Self Esteem - Prioritise Pleasure
"All the fucked up shit I did thinking it would make me happy ... very little of it did really."
Album: Prioritise Pleasure [2nd album]
Genre: Pop, Art Pop
Recorded:
Album Release: October 22nd 2021
Single Release: July 7th 2021 [2nd single]
Length: 4:05
Producer: Johan Hugo Karlberg
Vocalist: Rebecca Taylor [age 35]
Label: Fiction Records [subsidiary of Univeral]
Official Video
Charts, Streams & Sales
UK (albums): #11
Spotify: Over 3.5 million
YouTube Music: Over 400 thousand
Mercury Prize Nominee 2022 [losing to Little Simz]
NME Best Albums of 2021: #4
The Guardian's Best Albums of 2021: #1
The Times Best Albums of 2021: #1
Instruments
Bass, drum machine, keyboards, synthesizer, violin
Details
- Self Esteem is the stage name of British singer Rebecca Taylor. Most
soloists release music under their own name. When a person decides to
use a moniker, it is therefore a deliberate choice that imposes a level
of artifice upon their work, serving as a dividing line that separates
the person from their persona. Instead of being an extension of the
singer, the songs become carefully constructed things in their own
right, designed for a specific purpose, as opposed to a naked expression
of the singers inner life.
The internal life is still expressed, but more selectively, in a way that has additional layers of sophistication. Taylor describes the themes of "sex, sense of self, heartbreak and defiance" as always present in her music. Indeed, when thinking of a name for herself, the two candidates she had in mind were 'Sex Appeal' and 'Self Esteem'.
When an artist includes certain themes in their work they also, inevitably, exclude others, in a way that's revealing. Self-esteem, the concept, has for an ugly sister self-doubt, and we most often yearn for a thing when we have the lack of it. For example, it's the starving person who can't stop thinking about food, while the well-fed have their minds occupied with other pursuits.
This delicate balance, between confidence and doubt, self-acceptance and shame, resonates in the work of Self Esteem, and for me, is what makes it so interesting. 'Prioritise Pleasure' is about self-acceptance and being unafraid to chase your goals, but it's self-acceptance in the face of social pressure to conform to the stereotype of a demure woman who prioritises other people above herself. The tone is positive, but the overall context, standing-up against a judgmental society, is one fraught with conflict.
Rebecca Taylor is, in her own words, "a big girl, a sturdy girl", in an industry obsessed with painfully thin beauty standards that border on the abusive. It must take confidence for her to stand on stage and say "this is me! I'm not perfect, and that's okay." Yes, from behind a guise, but the guise provides her with the space necessary to come into the public eye as an imperfect person, and challenge those very notions of perfection, by daring to be flawed in the spotlight. - Taylor is such a big fan of Queen that she designed her logo to look like the signature of Freddie Mercury.

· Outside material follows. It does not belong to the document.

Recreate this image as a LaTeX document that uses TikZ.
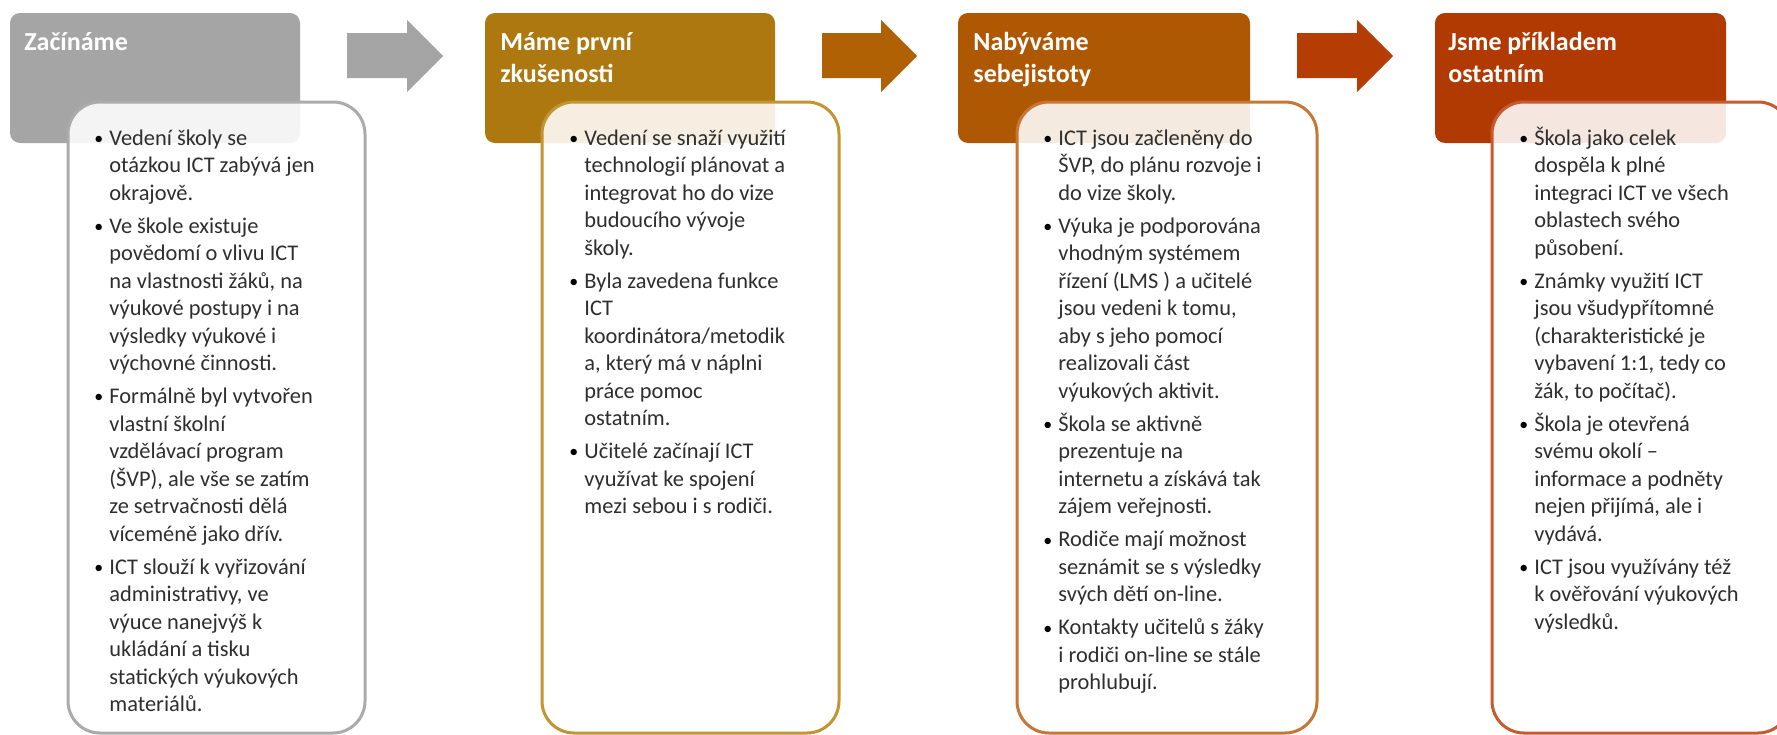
\documentclass[tikz,border=0pt]{standalone}
\usepackage{fontspec}
\setmainfont{Carlito}
\usepackage{array}
\definecolor{txt}{HTML}{2E2E2E}
\definecolor{hA}{HTML}{A5A5A5}
\definecolor{hB}{HTML}{AE7810}
\definecolor{hC}{HTML}{AF5803}
\definecolor{hD}{HTML}{B13A02}
\definecolor{bA}{HTML}{ABABAB}
\definecolor{bB}{HTML}{C39432}
\definecolor{bC}{HTML}{C77733}
\definecolor{bD}{HTML}{C65A30}
\definecolor{aA}{HTML}{A5A5A5}
\definecolor{aB}{HTML}{AF6103}
\definecolor{aC}{HTML}{B53D04}
\newcommand{\bul}{\makebox[7.5pt][l]{\color{black}\raisebox{0.4pt}{\scalebox{0.8}{\textbullet}}}}
\newcommand{\igap}{\\[2.8pt]}
\begin{document}
\begin{tikzpicture}[x=0.5pt,y=-0.5pt,
  hdr/.style={rounded corners=5pt},
  tbox/.style={line width=1.5pt, fill=white, fill opacity=0.88, rounded corners=16pt},
  htext/.style={anchor=base west, inner sep=0pt, text=white, font=\fontsize{13}{16}\selectfont\bfseries},
  btext/.style={anchor=base west, inner sep=0pt, text=txt, font=\fontsize{11.2}{13.75}\selectfont}]
\useasboundingbox[fill=white] (0,0) rectangle (1777,734);

% ---------- Column 1 ----------
\fill[hdr, hA] (10,13) rectangle (300,143);
\draw[tbox, draw=bA] (68,102) rectangle (365,733);
\node[htext] (h1) at (24,50) {\begin{tabular}[t]{@{}l@{}}Začínáme\end{tabular}};
\node[btext] (t1) at (94,145) {\begin{tabular}[t]{@{}l@{}l@{}}
\bul & Vedení školy se\\ & otázkou ICT zabývá jen\\ & okrajově.\igap
\bul & Ve škole existuje\\ & povědomí o vlivu ICT\\ & na vlastnosti žáků, na\\ & výukové postupy i na\\ & výsledky výukové i\\ & výchovné činnosti.\igap
\bul & Formálně byl vytvořen\\ & vlastní školní\\ & vzdělávací program\\ & (ŠVP), ale vše se zatím\\ & ze setrvačnosti dělá\\ & víceméně jako dřív.\igap
\bul & ICT slouží k vyřizování\\ & administrativy, ve\\ & výuce nanejvýš k\\ & ukládání a tisku\\ & statických výukových\\ & materiálů.
\end{tabular}};

% ---------- Column 2 ----------
\fill[hdr, hB] (485,13) rectangle (775,143);
\draw[tbox, draw=bB] (542,102) rectangle (839,733);
\node[htext] (h2) at (500,50) {\begin{tabular}[t]{@{}l@{}}Máme první\\zkušenosti\end{tabular}};
\node[btext] (t2) at (569,145) {\begin{tabular}[t]{@{}l@{}l@{}}
\bul & Vedení se snaží využití\\ & technologií plánovat a\\ & integrovat ho do vize\\ & budoucího vývoje\\ & školy.\igap
\bul & Byla zavedena funkce\\ & ICT\\ & koordinátora/metodik\\ & a, který má v náplni\\ & práce pomoc\\ & ostatním.\igap
\bul & Učitelé začínají ICT\\ & využívat ke spojení\\ & mezi sebou i s rodiči.
\end{tabular}};

% ---------- Column 3 ----------
\fill[hdr, hC] (958,13) rectangle (1250,143);
\draw[tbox, draw=bC] (1017,102) rectangle (1317,733);
\node[htext] (h3) at (973,50) {\begin{tabular}[t]{@{}l@{}}Nabýváme\\sebejistoty\end{tabular}};
\node[btext] (t3) at (1043,145) {\begin{tabular}[t]{@{}l@{}l@{}}
\bul & ICT jsou začleněny do\\ & ŠVP, do plánu rozvoje i\\ & do vize školy.\igap
\bul & Výuka je podporována\\ & vhodným systémem\\ & řízení (LMS ) a učitelé\\ & jsou vedeni k tomu,\\ & aby s jeho pomocí\\ & realizovali část\\ & výukových aktivit.\igap
\bul & Škola se aktivně\\ & prezentuje na\\ & internetu a získává tak\\ & zájem veřejnosti.\igap
\bul & Rodiče mají možnost\\ & seznámit se s výsledky\\ & svých dětí on-line.\igap
\bul & Kontakty učitelů s žáky\\ & i rodiči on-line se stále\\ & prohlubují.
\end{tabular}};

% ---------- Column 4 ----------
\fill[hdr, hD] (1435,13) rectangle (1726,143);
\draw[tbox, draw=bD] (1492,102) rectangle (1790,733);
\node[htext] (h4) at (1448,50) {\begin{tabular}[t]{@{}l@{}}Jsme příkladem\\ostatním\end{tabular}};
\node[btext] (t4) at (1519,145) {\begin{tabular}[t]{@{}l@{}l@{}}
\bul & Škola jako celek\\ & dospěla k plné\\ & integraci ICT ve všech\\ & oblastech svého\\ & působení.\igap
\bul & Známky využití ICT\\ & jsou všudypřítomné\\ & (charakteristické je\\ & vybavení 1:1, tedy co\\ & žák, to počítač).\igap
\bul & Škola je otevřená\\ & svému okolí –\\ & informace a podněty\\ & nejen přijímá, ale i\\ & vydává.\igap
\bul & ICT jsou využívány též\\ & k ověřování výukových\\ & výsledků.
\end{tabular}};

% ---------- Block arrows ----------
\fill[aA] (347,33) -- (407,33) -- (407,20) -- (443,56) -- (407,92) -- (407,78) -- (347,78) -- cycle;
\fill[aB] (822,33) -- (881,33) -- (881,20) -- (917,56) -- (881,92) -- (881,78) -- (822,78) -- cycle;
\fill[aC] (1297,33) -- (1357,33) -- (1357,20) -- (1393,56) -- (1357,92) -- (1357,78) -- (1297,78) -- cycle;
\end{tikzpicture}
\end{document}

- 'Prioritise Pleasure' is in a 3/3 time signature.
- The music on 'Prioritise Pleasure' is brash, bold, pulsing, sexual and self-indulgent. It tells a story of a woman realising her lifestyle of late nights and casual sex isn't bringing her happiness and the narrative thread of one song carries over into the next. 'I Do This All the Time' literally ends mid-verse. By the end of the album, there's a sense of hard-earned personal growth and self-acceptance, made valuable because of the bruises Taylor picked up along the way.